December is the deadliest month when it comes to home electrical fires. Fire deaths typically increase during the winter months as a result of increased indoor activity, use of holiday lighting, and heating and appliances reaching their peak this month.
According to the United States Fire Administration, home electrical problems account for 28,600 fires and $1.1 billion in property losses during a typical year. Fifty-three percent of home electrical fires involve electrical wiring in one form or another.
So how to prevent fires? Here are 6 tips to keep in mind during the winter months so you, your home, and your family can stay safe this holiday season.
- Never overload extension cords or wall sockets. Avoid connecting an excessive amount of holiday lighting and decorations to a single circuit whenever possible—probably the single easiest thing you can do to prevent fires.
- Routinely check electrical appliances and wiring to look for signs of fraying. Worn, old, or damaged appliance cords are a fire hazard and should be professionally replaced immediately. In the meantime unplug those items until they can be repaired, or throw them out all together.
- Keep electrical appliances dry. You never want electrical appliances to be on wet floors and counters. Therefore, pay special care to electrical appliances in the bathroom and kitchen. Note to self: share this tip with my flatiron-using, hairdryer-loving teenage daughter!
- Only use "certified" electric products. When buying electrical appliances or anything that plugs in, look for products evaluated by a nationally recognized laboratory, such as Underwriters Laboratories—you'll know it from the UL symbol on it.
- Be smart about plug use. If an appliance has a three-prong plug, use it only in a three-slot outlet. Never force it to fit into a two-slot outlet or another kind of extension cord
- Have working smoke alarms throughout the house. Working smoke alarms dramatically increases your chances of surviving a fire. You're supposed to change batteries whenever you change the clocks. If you forgot to do that when the time changed recently, do it now.

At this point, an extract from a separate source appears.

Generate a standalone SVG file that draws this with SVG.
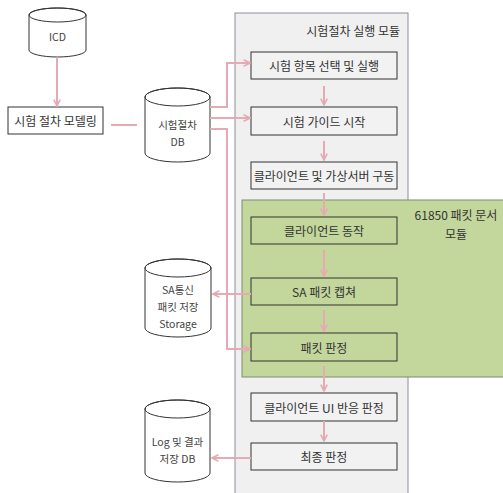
<svg xmlns="http://www.w3.org/2000/svg" width="503" height="493" viewBox="0 0 503 493">
<style>
.t{font-family:"Noto Sans CJK KR","Noto Sans",sans-serif;font-size:12px;fill:#333;text-anchor:middle;dominant-baseline:central}
.s{font-size:10.5px;fill:#444}
.box{fill:#f2f2f2;stroke:#333;stroke-width:1}
.gbox{fill:#c3d69b;stroke:#333;stroke-width:1}
.cyl{fill:#fff;stroke:#333;stroke-width:1}
.c{fill:none;stroke:#e6aab5;stroke-width:2}
</style>
<defs>
<marker id="ah" viewBox="0 0 10 10" refX="9" refY="5" markerWidth="4" markerHeight="4" orient="auto-start-reverse">
<path d="M1,1 L9,5 L1,9" fill="none" stroke="#e6aab5" stroke-width="2"/>
</marker>
</defs>
<rect width="503" height="493" fill="#fff"/>
<g id="module">
<rect x="235" y="13" width="173" height="485" fill="#f0f0f0" stroke="#8a8f9a" stroke-width="1"/>
<text class="t" x="400" y="30" style="text-anchor:end">시험절차 실행 모듈</text>
</g>
<g id="packet-module">
<rect x="242" y="200" width="265" height="177" fill="#c3d69b" stroke="#7f8c72" stroke-width="1"/>
<text class="t" x="456" y="214">61850 패킷 문서</text>
<text class="t" x="456" y="233">모듈</text>
</g>
<g id="icd">
<path class="cyl" d="M29,15 L29,50 A28.5,7 0 0 0 86,50 L86,15 A28.5,7 0 0 0 29,15 Z"/>
<ellipse cx="57.5" cy="15" rx="28.5" ry="7" fill="none" stroke="#333"/>
<text class="t s" x="57.5" y="36">ICD</text>
</g>
<g id="modeling">
<rect class="box" x="8" y="107" width="95" height="27" style="fill:#fff"/>
<text class="t" x="55.5" y="120.5">시험 절차 모델링</text>
</g>
<g id="db">
<path class="cyl" d="M145,97 L145,153 A32.5,9 0 0 0 210,153 L210,97 A32.5,9 0 0 0 145,97 Z"/>
<ellipse cx="177.5" cy="97" rx="32.5" ry="9" fill="none" stroke="#333"/>
<text class="t s" x="177.5" y="124">시험절차</text>
<text class="t s" x="177.5" y="141">DB</text>
</g>
<g id="sa-storage">
<path class="cyl" d="M145,268 L145,328 A33,9 0 0 0 211,328 L211,268 A33,9 0 0 0 145,268 Z"/>
<ellipse cx="178" cy="268" rx="33" ry="9" fill="none" stroke="#333"/>
<text class="t s" x="178" y="289">SA통신</text>
<text class="t s" x="178" y="306">패킷 저장</text>
<text class="t s" x="178" y="323">Storage</text>
</g>
<g id="log-db">
<path class="cyl" d="M145,409 L145,473 A32.5,9 0 0 0 210,473 L210,409 A32.5,9 0 0 0 145,409 Z"/>
<ellipse cx="177.5" cy="409" rx="32.5" ry="9" fill="none" stroke="#333"/>
<text class="t s" x="177.5" y="441">Log 및 결과</text>
<text class="t s" x="177.5" y="458">저장 DB</text>
</g>
<g id="step1"><rect class="box" x="251" y="52" width="146" height="27"/><text class="t" x="324" y="65.5">시험 항목 선택 및 실행</text></g>
<g id="step2"><rect class="box" x="251" y="107" width="146" height="28"/><text class="t" x="324" y="121">시험 가이드 시작</text></g>
<g id="step3"><rect class="box" x="251" y="162" width="146" height="27"/><text class="t" x="324" y="175.5">클라이언트 및 가상서버 구동</text></g>
<g id="step4"><rect class="gbox" x="251" y="217" width="146" height="27"/><text class="t" x="324" y="230.5">클라이언트 동작</text></g>
<g id="step5"><rect class="gbox" x="251" y="278" width="146" height="27"/><text class="t" x="324" y="291.5">SA 패킷 캡쳐</text></g>
<g id="step6"><rect class="gbox" x="251" y="333" width="146" height="28"/><text class="t" x="324" y="347">패킷 판정</text></g>
<g id="step7"><rect class="box" x="251" y="393" width="146" height="28"/><text class="t" x="324" y="407">클라이언트 UI 반응 판정</text></g>
<g id="step8"><rect class="box" x="251" y="443" width="146" height="27"/><text class="t" x="324" y="456.5">최종 판정</text></g>
<g id="connectors">
<path class="c" d="M57,57 L57,106" marker-end="url(#ah)"/>
<path class="c" d="M111,125 L137,125"/>
<path class="c" d="M210,107 L227,107 L227,63 L250,63" marker-end="url(#ah)"/>
<path class="c" d="M210,118 L250,118" marker-end="url(#ah)"/>
<path class="c" d="M210,129 L227,129 L227,349 L250,349" marker-end="url(#ah)"/>
<path class="c" d="M251,294 L213,294" marker-end="url(#ah)"/>
<path class="c" d="M251,458 L212,458" marker-end="url(#ah)"/>
<path class="c" d="M324,86 L324,105" marker-end="url(#ah)"/>
<path class="c" d="M324,141 L324,160" marker-end="url(#ah)"/>
<path class="c" d="M324,193 L324,215" marker-end="url(#ah)"/>
<path class="c" d="M324,250 L324,276" marker-end="url(#ah)"/>
<path class="c" d="M324,310 L324,331" marker-end="url(#ah)"/>
<path class="c" d="M324,366 L324,391" marker-end="url(#ah)"/>
<path class="c" d="M324,421 L324,441" marker-end="url(#ah)"/>
</g>
</svg>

"An electrical fire in your home can result in catastrophic damage, including loss of life and property," says Kurt Dettmer, vice president and chief marketing officer for Fremont Insurance based in Michigan. "Statistics have demonstrated that as the weather turns colder, electrical fires increase. Since December is the most likely month for an electrical fire to occur, we want to make sure homeowners are taking precautionary steps to avoid home fires."